Andrew Vouris has been appointed the permanent CEO of Entain Australia & New Zealand (ANZ), having served as interim CEO since June this year.
Previous incumbent Dean Shannon stepped down on 30 June, agreeing it was time for change. Vouris was given the role on an interim basis while the process to appoint a permanent CEO commenced.
Vouris has now been given the role permanently after a global talent search. He brings with him 17 years of leadership experience in wagering, operations, and innovation.
Vouris spent nearly 10 years with Tabcorp, including a role as general manager of its wagering business, before serving as chief operating officer of Entain Esports between October 2021 and March 2024.
In a statement released on Tuesday, Vouris voiced his excitement at taking on the role of permanent CEO.
“I am grateful for this opportunity, and the responsibility that I have been given,” Vouris said.
“My priority is to embed a ‘win, but not at all costs’ culture and get back to the basics of selling bets. I will also be focusing on leading innovation in our sector while protecting our customers.”
Stella David, Entain group CEO, believes Vouris is the right man to lead the company’s ANZ business.
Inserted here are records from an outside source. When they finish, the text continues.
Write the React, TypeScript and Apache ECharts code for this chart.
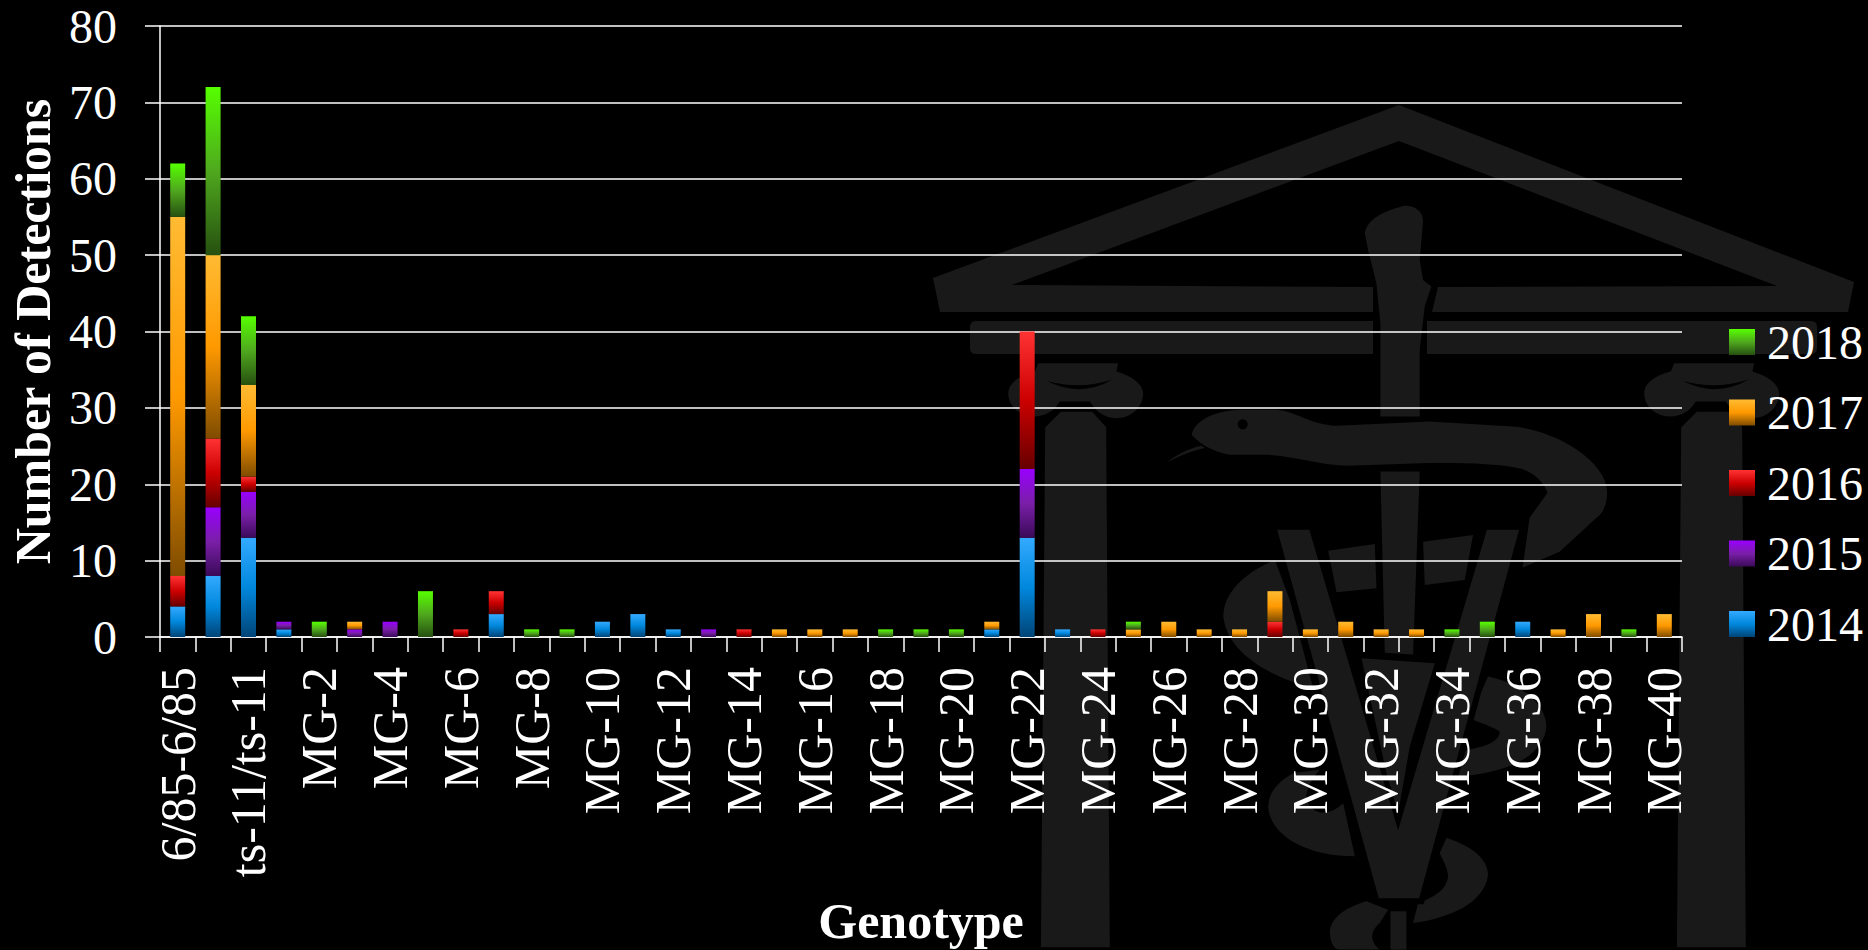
import React, { useEffect, useRef } from "react";
import * as echarts from "echarts";

const categories = [
  "6/85-6/85", "6/85-ts-11", "ts-11/ts-11",
  "MG-1", "MG-2", "MG-3", "MG-4", "MG-5", "MG-6", "MG-7", "MG-8", "MG-9", "MG-10",
  "MG-11", "MG-12", "MG-13", "MG-14", "MG-15", "MG-16", "MG-17", "MG-18", "MG-19", "MG-20",
  "MG-21", "MG-22", "MG-23", "MG-24", "MG-25", "MG-26", "MG-27", "MG-28", "MG-29", "MG-30",
  "MG-31", "MG-32", "MG-33", "MG-34", "MG-35", "MG-36", "MG-37", "MG-38", "MG-39", "MG-40",
];

const y2014 = [4, 8, 13, 1, 0, 0, 0, 0, 0, 3, 0, 0, 2, 3, 1, 0, 0, 0, 0, 0, 0, 0, 0, 1, 13, 1, 0, 0, 0, 0, 0, 0, 0, 0, 0, 0, 0, 0, 2, 0, 0, 0, 0];
const y2015 = [0, 9, 6, 1, 0, 1, 2, 0, 0, 0, 0, 0, 0, 0, 0, 1, 0, 0, 0, 0, 0, 0, 0, 0, 9, 0, 0, 0, 0, 0, 0, 0, 0, 0, 0, 0, 0, 0, 0, 0, 0, 0, 0];
const y2016 = [4, 9, 2, 0, 0, 0, 0, 0, 1, 3, 0, 0, 0, 0, 0, 0, 1, 0, 0, 0, 0, 0, 0, 0, 18, 0, 1, 0, 0, 0, 0, 2, 0, 0, 0, 0, 0, 0, 0, 0, 0, 0, 0];
const y2017 = [47, 24, 12, 0, 0, 1, 0, 0, 0, 0, 0, 0, 0, 0, 0, 0, 0, 1, 1, 1, 0, 0, 0, 1, 0, 0, 0, 1, 2, 1, 1, 4, 1, 2, 1, 1, 0, 0, 0, 1, 3, 0, 3];
const y2018 = [7, 22, 9, 0, 2, 0, 0, 6, 0, 0, 1, 1, 0, 0, 0, 0, 0, 0, 0, 0, 1, 1, 1, 0, 0, 0, 0, 1, 0, 0, 0, 0, 0, 0, 0, 0, 1, 2, 0, 0, 0, 1, 0];

const FONT = '"Liberation Serif", serif';
const WM = "#191919";

// Watermark outlines (each in the space of its origin, drawn at a scale of 1/3 or 1)
const wmShapes: { name: string; d: string; x: number; y: number; s: number; fill: string; stroke?: string; lw?: number }[] = [
  { name: "pedL", d: "M933,278 L1399,105 L1399,141 L1012,285 L1373,287 L1373,312 L940,312 Z", x: 0, y: 0, s: 1, fill: WM },
  { name: "pedR", d: "M1399,105 L1854,282 L1848,312 L1432,312 L1438,287 L1777,286 L1399,141 Z", x: 0, y: 0, s: 1, fill: WM },
  { name: "barL", d: "M976,321 L1373,321 L1373,354 L976,354 Q970,354 970,348 L970,327 Q970,321 976,321 Z", x: 0, y: 0, s: 1, fill: WM },
  { name: "barR", d: "M1427,321 L1811,321 Q1817,321 1817,327 L1817,348 Q1817,354 1811,354 L1427,354 Z", x: 0, y: 0, s: 1, fill: WM },
  // capitals and columns
  { name: "capL", d: "M355,340 L595,340 L590,365 C640,380 670,405 670,430 C670,475 630,505 590,505 C550,505 525,480 510,455 L420,455 C405,480 380,500 340,500 C300,498 265,470 265,430 C265,400 300,375 345,365 Z", x: 920, y: 250, s: 1 / 3, fill: WM },
  { name: "grvL", d: "M380,393 Q480,445 580,388 Q480,422 380,393 Z", x: 920, y: 250, s: 1 / 3, fill: "#000" },
  { name: "colL", d: "M420,480 L520,480 L565,530 L576,2100 L357,2100 L370,530 Z", x: 920, y: 250, s: 1 / 3, fill: WM, stroke: "#000", lw: 12 },
  { name: "capR", d: "M355,340 L595,340 L590,365 C640,380 670,405 670,430 C670,475 630,505 590,505 C550,505 525,480 510,455 L420,455 C405,480 380,500 340,500 C300,498 265,470 265,430 C265,400 300,375 345,365 Z", x: 1556, y: 250, s: 1 / 3, fill: WM },
  { name: "grvR", d: "M380,393 Q480,445 580,388 Q480,422 380,393 Z", x: 1556, y: 250, s: 1 / 3, fill: "#000" },
  { name: "colR", d: "M420,480 L520,480 L565,530 L576,2100 L357,2100 L370,530 Z", x: 1556, y: 250, s: 1 / 3, fill: WM, stroke: "#000", lw: 12 },
  // staff
  { name: "staffTop", d: "M705,130 C712,95 740,70 820,48 C850,45 880,60 880,95 L870,210 L880,270 L905,290 L885,350 L870,480 L870,680 L752,680 L752,400 L740,280 L715,180 Z", x: 1130, y: 190, s: 1 / 3, fill: WM },
  { name: "staffLow", d: "M752,845 L870,845 L850,1395 L765,1390 Z", x: 1130, y: 190, s: 1 / 3, fill: WM },
  // snake
  { name: "tongue", d: "M215,768 C170,778 140,795 112,818 C150,798 180,785 225,775 Z", x: 1130, y: 190, s: 1 / 3, fill: WM },
  { name: "snake", d: "M185,735 C195,690 260,660 340,660 L440,660 C500,665 540,705 620,708 L900,695 L1161,711 C1280,730 1380,790 1420,860 C1450,920 1420,975 1401,984 L1290,1086 L1179,1134 L1200,984 L1254,909 C1240,870 1200,840 1161,834 C1080,820 1000,820 900,820 L650,828 C560,825 480,795 400,795 L300,795 C270,790 220,775 185,735 Z", x: 1130, y: 190, s: 1 / 3, fill: WM },
  { name: "coilA", d: "M285,0 C190,40 130,100 130,170 C140,260 230,340 400,385 L330,120 Z", x: 1180, y: 560, s: 1 / 3, fill: WM },
  { name: "coilB", d: "M340,640 C290,670 265,700 265,745 C275,830 380,890 525,890 L490,730 C450,770 400,770 380,720 C375,690 400,650 420,630 Z", x: 1180, y: 560, s: 1 / 3, fill: WM },
  { name: "coilC", d: "M925,350 C1020,370 1100,430 1100,500 C1095,580 1000,640 830,650 L860,570 C930,560 960,540 960,515 C930,495 900,490 870,475 Z", x: 1180, y: 560, s: 1 / 3, fill: WM },
  { name: "coilD", d: "M800,835 C880,860 925,900 925,945 C915,1030 810,1075 700,1090 L715,1030 C770,1010 805,985 805,945 C800,915 785,895 780,880 Z", x: 1180, y: 560, s: 1 / 3, fill: WM },
  { name: "coilE", d: "M560,1025 C490,1045 450,1080 450,1120 C452,1150 462,1170 480,1170 L600,1170 C575,1150 565,1120 600,1090 L625,1050 Z", x: 1180, y: 560, s: 1 / 3, fill: WM },
  { name: "stem", d: "M632,1055 L680,1055 L680,1170 L632,1170 Z", x: 1180, y: 560, s: 1 / 3, fill: WM },
  // V
  { name: "vee", d: "M280,-100 L395,-100 L655,780 L915,-100 L1030,-100 L725,1025 L590,1025 Z", x: 1180, y: 560, s: 1 / 3, fill: WM, stroke: "#000", lw: 18 },
  { name: "inA", d: "M445,-28 L585,-48 L590,85 L470,97 Z", x: 1180, y: 560, s: 1 / 3, fill: WM },
  { name: "inB", d: "M730,-55 L880,-75 L855,60 L735,75 Z", x: 1180, y: 560, s: 1 / 3, fill: WM },
  { name: "inC", d: "M545,295 L765,310 L690,560 L655,760 L620,640 Z", x: 1180, y: 560, s: 1 / 3, fill: WM },
];

wmShapes.forEach((w) => {
  echarts.graphic.registerShape(w.name, echarts.graphic.extendPath(w.d, {}) as any);
});

function grad(top: string, mid: string, bottom: string) {
  return new echarts.graphic.LinearGradient(0, 0, 0, 1, [
    { offset: 0, color: top },
    { offset: 0.5, color: mid },
    { offset: 1, color: bottom },
  ]);
}

export default function App() {
  const ref = useRef<HTMLDivElement>(null);
  useEffect(() => {
    document.body.style.margin = "0";
    document.body.style.background = "#000";
    const chart = echarts.init(ref.current!, undefined, { renderer: "svg" });
    const mk = (name: string, data: number[], color: any) => ({
      name,
      type: "bar",
      stack: "total",
      barWidth: 15,
      data: data.map((v) => (v ? v : null)),
      itemStyle: { color },
    });
    chart.setOption({
      animation: false,
      backgroundColor: "#000",
      graphic: {
        elements: [
          ...wmShapes.map((w, i) => ({
            type: w.name,
            x: w.x,
            y: w.y,
            scaleX: w.s,
            scaleY: w.s,
            z: -5,
            z2: i,
            silent: true,
            style: { fill: w.fill, stroke: w.stroke || null, lineWidth: w.lw || 0 },
          })),
          { type: "circle", z: -5, z2: 100, silent: true, shape: { cx: 1242.7, cy: 424.3, r: 5 }, style: { fill: "#000" } },
        ],
      },
      grid: { left: 160, right: 186, top: 26, height: 611, outerBoundsMode: "none" },
      legend: {
        orient: "vertical",
        left: 1729,
        top: 318,
        padding: 0,
        itemWidth: 26,
        itemHeight: 26,
        itemGap: 22.5,
        icon: "rect",
        selectedMode: false,
        data: ["2018", "2017", "2016", "2015", "2014"],
        textStyle: { color: "#fff", fontFamily: FONT, fontSize: 48, padding: [0, 0, 0, 7] },
      },
      xAxis: {
        type: "category",
        data: categories,
        name: "Genotype",
        nameLocation: "middle",
        nameGap: 259,
        nameTextStyle: { color: "#fff", fontFamily: FONT, fontSize: 50, fontWeight: "bold" },
        axisLine: { lineStyle: { color: "#fff", width: 1.5 } },
        axisTick: { show: true, interval: 0, length: 15, lineStyle: { color: "#fff", width: 1.5 } },
        axisLabel: { interval: 1, rotate: 90, color: "#fff", fontFamily: FONT, fontSize: 50, margin: 30 },
        splitLine: { show: false },
      },
      yAxis: {
        type: "value",
        min: 0,
        max: 80,
        interval: 10,
        name: "Number of Detections",
        nameLocation: "middle",
        nameRotate: 90,
        nameGap: 100,
        nameTextStyle: { color: "#fff", fontFamily: FONT, fontSize: 50, fontWeight: "bold" },
        axisLine: { show: true, lineStyle: { color: "#fff", width: 1.5 } },
        axisTick: { show: true, length: 15, lineStyle: { color: "#fff", width: 1.5 } },
        axisLabel: { color: "#fff", fontFamily: FONT, fontSize: 48, margin: 43 },
        splitLine: { show: true, lineStyle: { color: "#fff", width: 1.5 } },
      },
      series: [
        mk("2014", y2014, grad("#33aaff", "#0088dd", "#004477")),
        mk("2015", y2015, grad("#9900ff", "#7a1fa8", "#3a0a58")),
        mk("2016", y2016, grad("#ff3333", "#cc0000", "#660000")),
        mk("2017", y2017, grad("#ffbb33", "#ff9900", "#7f4c00")),
        mk("2018", y2018, grad("#55ff00", "#4fa81e", "#265010")),
      ],
    });
    return () => chart.dispose();
  }, []);
  return <div ref={ref} style={{ width: 1868, height: 950 }} />;
}
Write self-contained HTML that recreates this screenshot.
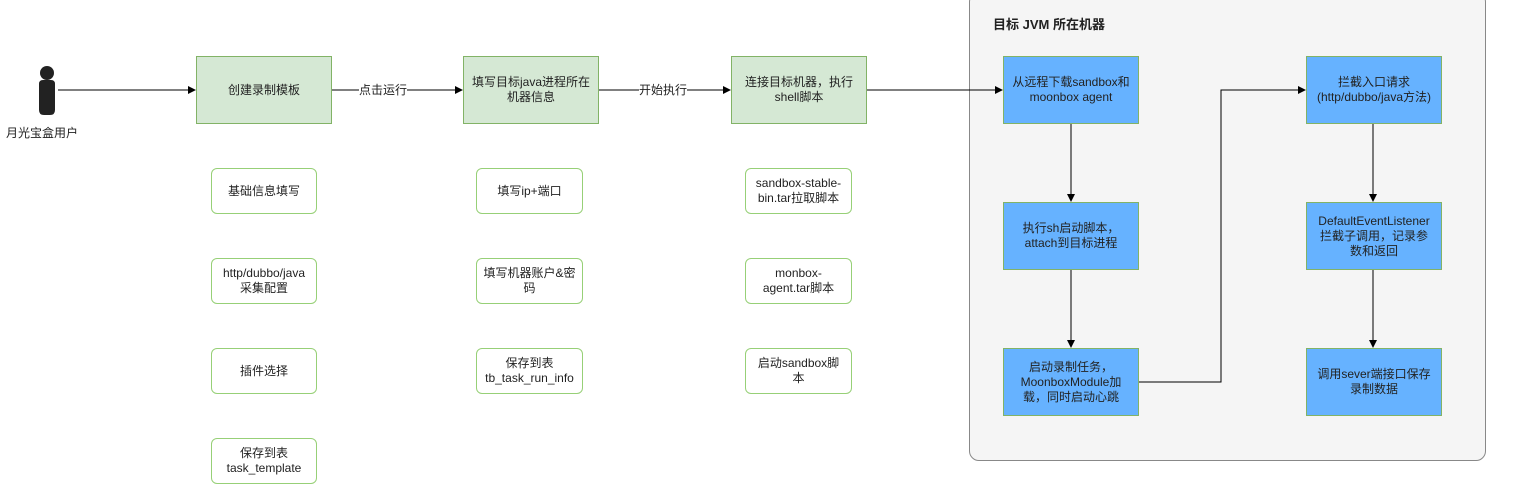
<!DOCTYPE html>
<html><head><meta charset="utf-8"><style>
body{margin:0;width:1526px;height:501px;background:#fff;position:relative;overflow:hidden;font-family:"Liberation Sans","Noto Sans CJK SC",sans-serif;font-size:12px;color:#222}
.b{position:absolute;display:flex;align-items:center;justify-content:center;text-align:center;box-sizing:border-box;line-height:15px;white-space:nowrap}
.g{background:#d5e8d4;border:1px solid #82b366}
.w{background:#fff;border:1.5px solid #97d077;border-radius:6px}
.bl{background:#66b2ff;border:1px solid #82b366}
.l{position:absolute;background:#fff;font-size:12px}
</style></head><body>
<div style="position:absolute;left:969px;top:-8px;width:517px;height:469px;background:#f5f5f5;border:1px solid #888;border-radius:10px;box-sizing:border-box"></div>
<div style="position:absolute;left:993px;top:14px;font-weight:bold;font-size:13px">目标 JVM 所在机器</div>
<svg style="position:absolute;left:0;top:0" width="1526" height="501">
<defs><marker id="a" markerWidth="8" markerHeight="8" refX="7" refY="4" orient="auto"><path d="M0,0L8,4L0,8Z" fill="#000"/></marker></defs>
<g stroke="#000" stroke-width="1" fill="none" marker-end="url(#a)">
<path d="M58 90H195"/><path d="M331 90H462"/><path d="M598 90H730"/><path d="M866 90H1002"/>
<path d="M1071 124V201"/><path d="M1071 270V347"/>
<path d="M1139 382H1221V90H1305"/>
<path d="M1373 124V201"/><path d="M1373 270V347"/>
</g>
<circle cx="47" cy="73" r="7" fill="#222"/>
<path d="M39 84Q39 80 43 80H51Q55 80 55 84V110Q55 115 50 115H44Q39 115 39 110Z" fill="#222"/>
</svg>
<div style="position:absolute;left:6px;top:124px;font-size:12px">月光宝盒用户</div>
<div class="l" style="left:359px;top:81px">点击运行</div>
<div class="l" style="left:639px;top:81px">开始执行</div>
<div class="b g" style="left:196px;top:56px;width:136px;height:68px">创建录制模板</div>
<div class="b g" style="left:463px;top:56px;width:136px;height:68px">填写目标java进程所在<br>机器信息</div>
<div class="b g" style="left:731px;top:56px;width:136px;height:68px">连接目标机器，执行<br>shell脚本</div>
<div class="b w" style="left:211px;top:168px;width:106px;height:46px">基础信息填写</div>
<div class="b w" style="left:211px;top:258px;width:106px;height:46px">http/dubbo/java<br>采集配置</div>
<div class="b w" style="left:211px;top:348px;width:106px;height:46px">插件选择</div>
<div class="b w" style="left:211px;top:438px;width:106px;height:46px">保存到表<br>task_template</div>
<div class="b w" style="left:476px;top:168px;width:107px;height:46px">填写ip+端口</div>
<div class="b w" style="left:476px;top:258px;width:107px;height:46px">填写机器账户&amp;密<br>码</div>
<div class="b w" style="left:476px;top:348px;width:107px;height:46px">保存到表<br>tb_task_run_info</div>
<div class="b w" style="left:745px;top:168px;width:107px;height:46px">sandbox-stable-<br>bin.tar拉取脚本</div>
<div class="b w" style="left:745px;top:258px;width:107px;height:46px">monbox-<br>agent.tar脚本</div>
<div class="b w" style="left:745px;top:348px;width:107px;height:46px">启动sandbox脚<br>本</div>
<div class="b bl" style="left:1003px;top:56px;width:136px;height:68px">从远程下载sandbox和<br>moonbox agent</div>
<div class="b bl" style="left:1003px;top:202px;width:136px;height:68px">执行sh启动脚本，<br>attach到目标进程</div>
<div class="b bl" style="left:1003px;top:348px;width:136px;height:68px">启动录制任务，<br>MoonboxModule加<br>载，同时启动心跳</div>
<div class="b bl" style="left:1306px;top:56px;width:136px;height:68px">拦截入口请求<br>(http/dubbo/java方法)</div>
<div class="b bl" style="left:1306px;top:202px;width:136px;height:68px">DefaultEventListener<br>拦截子调用，记录参<br>数和返回</div>
<div class="b bl" style="left:1306px;top:348px;width:136px;height:68px">调用sever端接口保存<br>录制数据</div>
</body></html>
She said of the appointment: “Andrew stood out as the right leader for Entain ANZ. His leadership as interim CEO has demonstrated his commitment to our people, our partners, and to building a sustainable, compliance-led and customer-focused culture. Andrew has made great progress since he arrived at Entain and I am very much looking forward to continuing working with him.”
**Entain ANZ ‘well-positioned for growth’**
Vouris’ permanent appointment comes at an interesting juncture for Entain ANZ, with ongoing legal proceedings in Australia and a new monopoly in New Zealand.
Entain reported a 7% year-on-year drop in Australian online revenue during its Q2 earnings. On the earnings call in August, David addressed its ongoing legal situation with Australian Transaction Reports and Analysis Centre (Austrac). Proceedings were initiated against Entain in December over “serious and systematic” non-compliance with anti-money laundering and counter-terrorism financing laws.
David said a £50 million ($67.4 million) balance-sheet provision in Entain’s Q2 earnings was an accounting entry, rather than a reserve set aside for a possible penalty from Austrac.
Mediation between the two parties is still ongoing, with no update on the proceedings forthcoming until those discussions have concluded.
**TAB NZ granted online betting monopoly in New Zealand**
More positive news for Entain in New Zealand saw its partner TAB NZ granted a monopoly over online sports and racing betting in June.
New legislation came into effect on 28 June and Entain has committed to injecting NZ$100 million ($58.5 million) into New Zealand’s racing sector. This comes after penning a 25-year partnership with TAB NZ in March 2023 to provide it with wagering, broadcast functions, and funding.
Further opportunity appears to be on the horizon, too, with New Zealand set to launch a liberalised online casino market in 2026. TAB NZ has already shown an interest in entering.
Vouris is enthused by the potential of Entain ANZ, explaining: “I am excited about the future of our business and while there is still much more to do, we are well positioned for growth.”
New permanent Entain ANZ CEO Andrew Vouris brings nearly two decades of experience in wagering, operations, and innovation to the role.